Print the listing below from its opening line through the line holding "10.79, 4.36]", both ends included.
● ● ● ● ●
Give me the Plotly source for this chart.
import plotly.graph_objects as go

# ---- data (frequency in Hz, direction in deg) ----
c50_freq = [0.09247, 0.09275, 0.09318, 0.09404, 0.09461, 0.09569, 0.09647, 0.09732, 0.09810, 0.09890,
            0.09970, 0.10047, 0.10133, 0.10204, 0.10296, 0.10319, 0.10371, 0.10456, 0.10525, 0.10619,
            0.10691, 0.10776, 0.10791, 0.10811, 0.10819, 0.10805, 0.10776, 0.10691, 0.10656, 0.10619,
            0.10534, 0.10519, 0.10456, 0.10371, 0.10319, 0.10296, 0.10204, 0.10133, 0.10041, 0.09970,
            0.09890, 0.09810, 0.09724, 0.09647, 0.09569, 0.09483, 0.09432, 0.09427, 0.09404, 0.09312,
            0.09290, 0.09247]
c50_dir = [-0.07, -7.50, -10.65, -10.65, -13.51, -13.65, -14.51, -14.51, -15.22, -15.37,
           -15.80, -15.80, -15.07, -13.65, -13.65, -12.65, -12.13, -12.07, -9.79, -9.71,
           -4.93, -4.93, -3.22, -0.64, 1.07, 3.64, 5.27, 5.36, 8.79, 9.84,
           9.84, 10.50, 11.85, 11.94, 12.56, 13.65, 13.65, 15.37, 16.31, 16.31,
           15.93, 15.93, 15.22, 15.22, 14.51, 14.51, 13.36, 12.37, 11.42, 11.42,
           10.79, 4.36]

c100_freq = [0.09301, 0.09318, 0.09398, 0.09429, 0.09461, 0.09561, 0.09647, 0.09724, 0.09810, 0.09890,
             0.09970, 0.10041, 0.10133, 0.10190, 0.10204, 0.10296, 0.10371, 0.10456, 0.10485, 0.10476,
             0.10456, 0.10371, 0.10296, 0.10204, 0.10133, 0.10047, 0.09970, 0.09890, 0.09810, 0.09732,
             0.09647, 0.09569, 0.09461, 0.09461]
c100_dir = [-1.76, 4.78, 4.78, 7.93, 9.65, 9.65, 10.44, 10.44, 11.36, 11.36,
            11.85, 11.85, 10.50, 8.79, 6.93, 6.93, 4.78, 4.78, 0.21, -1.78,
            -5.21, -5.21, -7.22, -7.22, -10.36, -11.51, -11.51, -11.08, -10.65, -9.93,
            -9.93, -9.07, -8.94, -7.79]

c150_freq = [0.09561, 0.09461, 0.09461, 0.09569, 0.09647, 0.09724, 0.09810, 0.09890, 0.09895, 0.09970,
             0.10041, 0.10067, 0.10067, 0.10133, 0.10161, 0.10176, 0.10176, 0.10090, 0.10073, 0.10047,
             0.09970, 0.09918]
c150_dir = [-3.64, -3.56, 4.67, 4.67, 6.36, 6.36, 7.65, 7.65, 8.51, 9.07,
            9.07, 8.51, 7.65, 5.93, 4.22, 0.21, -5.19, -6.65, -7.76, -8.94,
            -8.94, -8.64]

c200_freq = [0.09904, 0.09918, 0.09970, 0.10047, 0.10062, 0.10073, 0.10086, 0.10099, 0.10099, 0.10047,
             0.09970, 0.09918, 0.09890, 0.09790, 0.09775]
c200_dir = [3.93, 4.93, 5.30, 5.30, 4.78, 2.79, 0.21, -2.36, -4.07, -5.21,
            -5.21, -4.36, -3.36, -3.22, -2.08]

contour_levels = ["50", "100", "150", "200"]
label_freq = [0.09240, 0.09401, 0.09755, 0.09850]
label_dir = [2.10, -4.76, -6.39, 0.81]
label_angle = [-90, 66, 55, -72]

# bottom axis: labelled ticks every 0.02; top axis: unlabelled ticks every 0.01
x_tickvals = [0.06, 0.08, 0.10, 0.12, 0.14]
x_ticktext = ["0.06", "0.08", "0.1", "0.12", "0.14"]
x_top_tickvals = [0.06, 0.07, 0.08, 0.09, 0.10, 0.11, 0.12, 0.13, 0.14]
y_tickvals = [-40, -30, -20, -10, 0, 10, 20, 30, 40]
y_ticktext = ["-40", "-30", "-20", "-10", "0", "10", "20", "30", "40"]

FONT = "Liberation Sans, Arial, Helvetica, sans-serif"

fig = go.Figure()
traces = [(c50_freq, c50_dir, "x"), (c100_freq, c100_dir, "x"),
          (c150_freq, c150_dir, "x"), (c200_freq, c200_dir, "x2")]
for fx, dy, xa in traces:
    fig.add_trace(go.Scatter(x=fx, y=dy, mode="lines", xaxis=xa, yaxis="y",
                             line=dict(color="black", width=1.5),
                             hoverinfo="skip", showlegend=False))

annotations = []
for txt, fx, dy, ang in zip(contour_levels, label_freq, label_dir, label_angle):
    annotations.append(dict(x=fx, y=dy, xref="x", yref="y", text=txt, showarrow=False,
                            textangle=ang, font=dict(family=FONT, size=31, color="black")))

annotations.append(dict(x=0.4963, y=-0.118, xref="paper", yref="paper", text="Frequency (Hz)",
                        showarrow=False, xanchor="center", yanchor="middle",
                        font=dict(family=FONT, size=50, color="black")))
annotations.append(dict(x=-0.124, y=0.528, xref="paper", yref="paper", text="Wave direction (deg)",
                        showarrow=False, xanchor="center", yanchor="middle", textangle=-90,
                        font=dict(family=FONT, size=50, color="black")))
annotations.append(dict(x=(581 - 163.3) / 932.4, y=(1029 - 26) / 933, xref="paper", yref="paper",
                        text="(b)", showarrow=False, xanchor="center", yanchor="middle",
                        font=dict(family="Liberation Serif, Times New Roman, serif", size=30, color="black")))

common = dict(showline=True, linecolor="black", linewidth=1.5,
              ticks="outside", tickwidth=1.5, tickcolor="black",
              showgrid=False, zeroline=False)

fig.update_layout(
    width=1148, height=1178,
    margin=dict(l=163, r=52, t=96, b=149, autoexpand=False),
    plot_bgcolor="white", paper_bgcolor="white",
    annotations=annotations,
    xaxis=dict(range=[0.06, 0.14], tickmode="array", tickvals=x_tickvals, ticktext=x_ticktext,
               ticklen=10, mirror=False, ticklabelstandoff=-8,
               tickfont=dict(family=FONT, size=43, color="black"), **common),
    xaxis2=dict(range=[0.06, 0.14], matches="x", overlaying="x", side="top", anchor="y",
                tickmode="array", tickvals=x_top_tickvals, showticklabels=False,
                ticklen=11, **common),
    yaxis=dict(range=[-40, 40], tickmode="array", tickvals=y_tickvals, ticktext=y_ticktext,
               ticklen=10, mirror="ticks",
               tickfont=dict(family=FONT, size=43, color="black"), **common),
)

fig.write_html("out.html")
● ● ● ● ●
• WORKED ANSWER:
Give me the Plotly source for this chart.
import plotly.graph_objects as go

# ---- data (frequency in Hz, direction in deg) ----
c50_freq = [0.09247, 0.09275, 0.09318, 0.09404, 0.09461, 0.09569, 0.09647, 0.09732, 0.09810, 0.09890,
            0.09970, 0.10047, 0.10133, 0.10204, 0.10296, 0.10319, 0.10371, 0.10456, 0.10525, 0.10619,
            0.10691, 0.10776, 0.10791, 0.10811, 0.10819, 0.10805, 0.10776, 0.10691, 0.10656, 0.10619,
            0.10534, 0.10519, 0.10456, 0.10371, 0.10319, 0.10296, 0.10204, 0.10133, 0.10041, 0.09970,
            0.09890, 0.09810, 0.09724, 0.09647, 0.09569, 0.09483, 0.09432, 0.09427, 0.09404, 0.09312,
            0.09290, 0.09247]
c50_dir = [-0.07, -7.50, -10.65, -10.65, -13.51, -13.65, -14.51, -14.51, -15.22, -15.37,
           -15.80, -15.80, -15.07, -13.65, -13.65, -12.65, -12.13, -12.07, -9.79, -9.71,
           -4.93, -4.93, -3.22, -0.64, 1.07, 3.64, 5.27, 5.36, 8.79, 9.84,
           9.84, 10.50, 11.85, 11.94, 12.56, 13.65, 13.65, 15.37, 16.31, 16.31,
           15.93, 15.93, 15.22, 15.22, 14.51, 14.51, 13.36, 12.37, 11.42, 11.42,
           10.79, 4.36]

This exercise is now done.